**AVAILABLE DATA**:
- - -

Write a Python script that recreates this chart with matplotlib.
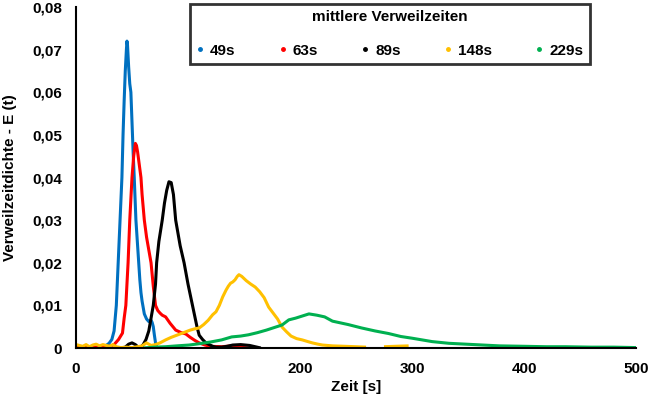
import numpy as np
import matplotlib.pyplot as plt
from matplotlib.lines import Line2D
from matplotlib.ticker import FuncFormatter

plt.rcParams['font.family'] = ['Liberation Sans', 'DejaVu Sans']
plt.rcParams['font.weight'] = 'bold'

# residence time density curves
t_49 = [0, 5, 10, 15, 20, 25, 29.5, 32, 34, 36, 38, 40, 41, 42, 43, 44, 45, 45.5, 46, 47, 48, 49, 50,
        51, 52, 53.5, 55, 56, 57, 58, 59, 61, 63, 65, 67, 68, 69, 70, 71, 72, 73]
e_49 = [0.0003, 0.0002, 0.0001, 0.0002, 0.0001, 0.0002, 0.0011, 0.002, 0.004, 0.010, 0.022, 0.034,
        0.040, 0.050, 0.058, 0.065, 0.070, 0.072, 0.071, 0.066, 0.062, 0.060, 0.053, 0.046, 0.040,
        0.030, 0.024, 0.020, 0.016, 0.013, 0.011, 0.008, 0.0068, 0.0062, 0.0065, 0.006, 0.005, 0.003,
        0.0012, 0.0002, 0.0]

t_63 = [0, 10, 20, 30, 34, 38, 41.5, 43, 44.5, 46.5, 48, 50, 51.5, 53, 54, 55, 56.5, 58, 59, 61, 63,
        65, 67, 69, 71, 73, 75, 77, 80, 84, 89, 94, 98, 102, 106, 110, 115, 120, 130, 139, 145, 150, 155]
e_63 = [0.0002, 0.0001, 0.0002, 0.0004, 0.0008, 0.002, 0.0035, 0.007, 0.010, 0.020, 0.030, 0.040,
        0.045, 0.048, 0.0475, 0.046, 0.043, 0.040, 0.036, 0.030, 0.026, 0.023, 0.020, 0.0145, 0.010,
        0.0088, 0.0082, 0.0077, 0.0073, 0.0058, 0.0042, 0.0036, 0.0033, 0.0025, 0.0018, 0.0012,
        0.0007, 0.0004, 0.0003, 0.0005, 0.0003, 0.0001, 0.0]

t_89 = [40, 44, 47, 50, 53, 56, 58, 60, 62.5, 65, 67, 69, 71, 72, 74, 77, 79, 81, 83, 85, 87, 89, 91,
        93, 96.5, 100, 104, 106, 108, 110, 113, 116, 119, 122, 125, 130, 135, 140, 147, 155, 160, 165]
e_89 = [0.0, 0.0002, 0.0009, 0.0012, 0.0008, 0.0001, 0.0002, 0.0008, 0.002, 0.004, 0.007, 0.010,
        0.015, 0.020, 0.025, 0.030, 0.034, 0.037, 0.039, 0.0388, 0.036, 0.030, 0.027, 0.024, 0.020,
        0.015, 0.010, 0.0075, 0.005, 0.003, 0.002, 0.0012, 0.0008, 0.0004, 0.0002, 0.0002, 0.0004,
        0.0007, 0.0008, 0.0006, 0.0003, 0.0]

t_148 = [0, 3, 6, 9, 12, 15, 18, 21, 24, 27, 30, 33, 36, 40, 45, 50, 55, 59, 63, 67, 71, 75, 80, 85,
         90, 95, 98, 102, 106, 110, 114, 118, 122, 125, 128, 131, 134, 136, 138, 140, 142, 144, 145.5,
         148, 152, 156, 160, 164, 168, 172, 176, 180, 184, 188, 192, 197, 202, 207, 211, 216, 220,
         229, 240, 250, 259, 267, 275, 285, 297]
e_148 = [0.0008, 0.0006, 0.0004, 0.0008, 0.0003, 0.0007, 0.0009, 0.0005, 0.0008, 0.0006, 0.0004,
         0.0008, 0.0003, 0.0001, 0.0002, 0.0001, 0.0003, 0.0005, 0.0012, 0.0006, 0.0008, 0.0012,
         0.0019, 0.0025, 0.003, 0.0035, 0.0038, 0.0042, 0.0045, 0.0047, 0.0055, 0.0065, 0.0078,
         0.0085, 0.010, 0.012, 0.0136, 0.0145, 0.0152, 0.0155, 0.016, 0.0168, 0.0172, 0.0168, 0.0158,
         0.0150, 0.0143, 0.0132, 0.0118, 0.0096, 0.0082, 0.0068, 0.0049, 0.0038, 0.0028, 0.0022,
         0.0019, 0.0015, 0.0012, 0.0009, 0.0007, 0.0005, 0.0004, 0.0003, 0.0002, np.nan, 0.0003,
         0.0004, 0.0005]

t_229 = [60, 70, 80, 90, 101, 110, 120, 130, 139, 147, 154, 162, 170, 177, 184, 190, 196, 202, 208,
         215, 222, 229, 243, 255, 267, 279, 290, 300, 318, 333, 348, 363, 378, 400, 420, 437, 460,
         480, 500]
e_229 = [0.0, 0.0002, 0.0003, 0.0005, 0.0007, 0.0010, 0.0014, 0.0019, 0.0026, 0.0028, 0.0031,
         0.0036, 0.0042, 0.0048, 0.0054, 0.0066, 0.0070, 0.0075, 0.0080, 0.0077, 0.0073, 0.0063,
         0.0055, 0.0047, 0.0040, 0.0034, 0.0027, 0.0023, 0.0015, 0.0011, 0.0009, 0.0007, 0.0005,
         0.0004, 0.0003, 0.0003, 0.0002, 0.0002, 0.0001]

labels = ["49s", "63s", "89s", "148s", "229s"]
colors = ["#0070C0", "#FF0000", "#000000", "#FFC000", "#00B050"]
series = [(t_49, e_49), (t_63, e_63), (t_89, e_89), (t_148, e_148), (t_229, e_229)]

fig = plt.figure(figsize=(6.5, 3.94), dpi=100)
ax = fig.add_axes([76 / 650, 46 / 394, 560 / 650, 341 / 394])

for (t, e), c in zip(series, colors):
    ax.plot(t, e, color=c, lw=2.2, solid_capstyle='butt')

ax.set_xlim(0, 500)
ax.set_ylim(0, 0.08)
ax.set_xticks(np.arange(0, 501, 100))
ax.set_yticks(np.arange(0, 0.081, 0.01))
ax.yaxis.set_major_formatter(FuncFormatter(
    lambda v, p: "0" if abs(v) < 1e-9 else f"{v:.2f}".replace(".", ",")))
ax.tick_params(length=0, labelsize=11, pad=10)
for s in ["top", "right"]:
    ax.spines[s].set_visible(False)
for s in ["left", "bottom"]:
    ax.spines[s].set_linewidth(1.5)

ax.set_xlabel("Zeit [s]", fontsize=11, fontweight='bold', va='center')
ax.set_ylabel("Verweilzeitdichte - E (t)", fontsize=11, fontweight='bold', va='center')
ax.xaxis.set_label_coords(0.5, -0.114)
ax.yaxis.set_label_coords(-0.118, 0.5)

handles = [Line2D([], [], color=c, marker='o', ms=2.5, lw=0) for c in colors]
leg = fig.legend(handles, labels, ncol=5, loc='upper left',
                 bbox_to_anchor=(190 / 650, 1 - 4 / 394), borderaxespad=0,
                 title="mittlere Verweilzeiten",
                 title_fontproperties={'weight': 'bold', 'size': 11},
                 prop={'weight': 'bold', 'size': 11},
                 handlelength=0.5, handletextpad=0.4, columnspacing=2.85,
                 frameon=True, fancybox=False, borderpad=0.4, labelspacing=0.5)
leg.get_frame().set_edgecolor('black')
leg.get_frame().set_linewidth(2)
leg._legend_box.sep = 14

fig.savefig("out.png", dpi=100)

- - -

**TASK PROMPT**: Your task is to report how many lines of the material include the string "matplotlib". Give the number and no other words.

**WRITTEN SOLUTION**: 4